Komunitas seperti ini tidak hanya menjadi ajang pamer modifikasi, tapi juga ruang berbagi pengalaman, tips perawatan, hingga kegiatan sosial dan touring bersama.
Touring dengan Feroza ke tempat-tempat ikonik seperti Puncak, Lembang, atau Pantai Anyer menjadi agenda rutin.
Melalui kegiatan ini, tercipta semangat kebersamaan dan solidaritas antaranggota, menjadikan Feroza bukan sekadar mobil, melainkan bagian dari identitas sosial.
Meski produksinya telah dihentikan sejak akhir 1990-an, Feroza masih memiliki tempat spesial di hati para penggemarnya.

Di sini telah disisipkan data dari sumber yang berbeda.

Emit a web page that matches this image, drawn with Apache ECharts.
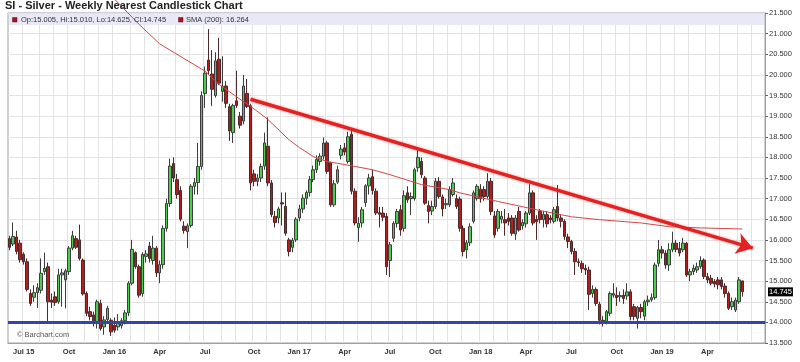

Di pasar mobil bekas dan komunitas pecinta retro car, Feroza tergolong sebagai salah satu unit yang stabil dan punya nilai koleksi tinggi.
Banyak Feroza yang kini direstorasi total ke tampilan original (OEM look), namun tak sedikit pula yang justru dimodifikasi dengan gaya modern.
Mobil ini fleksibel, bisa tampil maskulin sebagai SUV petualang, atau urban street style dengan gaya ceper.
Nilai historis, ketersediaan spare part yang masih cukup melimpah, serta komunitas yang aktif, menjadikan Feroza sebagai SUV legendaris yang terus hidup di tengah gempuran mobil-mobil baru berteknologi canggih.
Daihatsu Feroza lebih dari sekadar produk otomotif. Ia adalah bagian dari kultur pop anak muda Indonesia era 90-an.
Bagi mereka yang tumbuh di masa itu, Feroza identik dengan kebebasan, gaya hidup aktif, dan semangat eksplorasi.
Mobil ini menjadi saksi perjalanan ke sekolah, nongkrong di kafe, atau perjalanan liburan bersama teman.
Bahkan kini, ketika tren otomotif bergeser ke mobil listrik dan digitalisasi kendaraan, nama Feroza tetap dikenang sebagai ikon era yang tak tergantikan.
Daihatsu Feroza adalah mobil yang membuktikan bahwa kendaraan bisa lebih dari sekadar alat transportasi.
Ia bisa menjadi representasi zaman, gaya hidup, dan semangat satu generasi.
Bagi anak gaul 90-an, Feroza bukan cuma mobil—ia adalah kenangan yang terus melaju.